WHAT DO YOU THINK IS THE IDEAL FOR YOU?
Another important notion is that of the ideal self. Each individual has a projected image of who they would like to be. Much personality behaviour is motivated by an attempt to reach this ideal, or by despair when one behaves in conflict with this ideal. Rogers’ definition of anxiety is based upon the disturbing discrepancies or differences that you perceive between:
- Self image and other people’s image of you
- Self image and ideal self
- Your behaviour and your self concept
- Your behaviour and your ideal self.
Rogers’ notion of the healthy personality is one where there is relative coherence between reality, self concept and ideal self.
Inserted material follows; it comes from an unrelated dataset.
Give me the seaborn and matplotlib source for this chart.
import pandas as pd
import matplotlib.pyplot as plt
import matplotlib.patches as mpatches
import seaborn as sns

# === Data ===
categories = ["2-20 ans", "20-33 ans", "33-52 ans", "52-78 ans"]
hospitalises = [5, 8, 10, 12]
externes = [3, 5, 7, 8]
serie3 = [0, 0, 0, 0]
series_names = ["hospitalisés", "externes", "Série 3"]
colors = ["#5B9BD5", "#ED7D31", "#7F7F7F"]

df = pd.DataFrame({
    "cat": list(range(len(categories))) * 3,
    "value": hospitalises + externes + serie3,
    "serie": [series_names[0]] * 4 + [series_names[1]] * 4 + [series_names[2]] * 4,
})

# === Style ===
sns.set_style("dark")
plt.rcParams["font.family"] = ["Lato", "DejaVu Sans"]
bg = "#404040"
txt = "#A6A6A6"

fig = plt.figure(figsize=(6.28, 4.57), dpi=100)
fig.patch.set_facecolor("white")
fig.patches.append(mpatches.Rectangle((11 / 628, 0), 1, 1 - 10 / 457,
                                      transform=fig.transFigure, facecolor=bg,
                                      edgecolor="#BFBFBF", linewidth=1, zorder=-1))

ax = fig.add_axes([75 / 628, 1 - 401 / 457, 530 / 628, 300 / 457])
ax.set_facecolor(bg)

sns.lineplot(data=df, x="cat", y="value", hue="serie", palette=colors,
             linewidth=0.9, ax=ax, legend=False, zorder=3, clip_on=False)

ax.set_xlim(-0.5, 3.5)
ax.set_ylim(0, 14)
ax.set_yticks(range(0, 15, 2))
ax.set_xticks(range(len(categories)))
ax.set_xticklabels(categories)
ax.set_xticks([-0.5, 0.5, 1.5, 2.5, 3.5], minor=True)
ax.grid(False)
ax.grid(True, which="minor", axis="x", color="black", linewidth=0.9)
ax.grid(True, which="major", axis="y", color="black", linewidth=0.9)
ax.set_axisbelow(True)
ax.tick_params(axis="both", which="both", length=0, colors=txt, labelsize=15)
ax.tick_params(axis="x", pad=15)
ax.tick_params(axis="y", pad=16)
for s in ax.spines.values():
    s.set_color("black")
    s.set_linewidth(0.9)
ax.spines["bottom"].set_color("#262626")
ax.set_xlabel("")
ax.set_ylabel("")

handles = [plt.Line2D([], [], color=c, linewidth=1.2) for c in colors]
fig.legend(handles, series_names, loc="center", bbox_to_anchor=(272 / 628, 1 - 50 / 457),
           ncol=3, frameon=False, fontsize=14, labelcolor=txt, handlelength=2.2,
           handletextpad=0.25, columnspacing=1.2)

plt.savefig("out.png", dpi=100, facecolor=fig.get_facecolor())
The main criticism of the phenomenological approach is that it is difficult to validate its concepts. How do we prove, for instance, that individuals do have a natural tendency towards self growth? Also, the phenomenological theorists do not always distinguish between a person’s attitudes and his behaviour, but assume that these two operate as one, yet changes in one’s beliefs do not always lead to changes in one’s behaviour. Finally, while Rogers successfully describes aspects of human personality, he fails to explore the environmental influences on the individual’s self concept or their chances of reaching goals or not due to environmental influences.
Trait and Type Approach
These are approaches to classifying personality according to distinct psychological characteristics. There is no sound theoretical foundation for such classification, and such classifications have not generated much insight into human personality. This approach is more appropriate for industrial psychologists who might need to allocate certain types of jobs according to basic personality traits.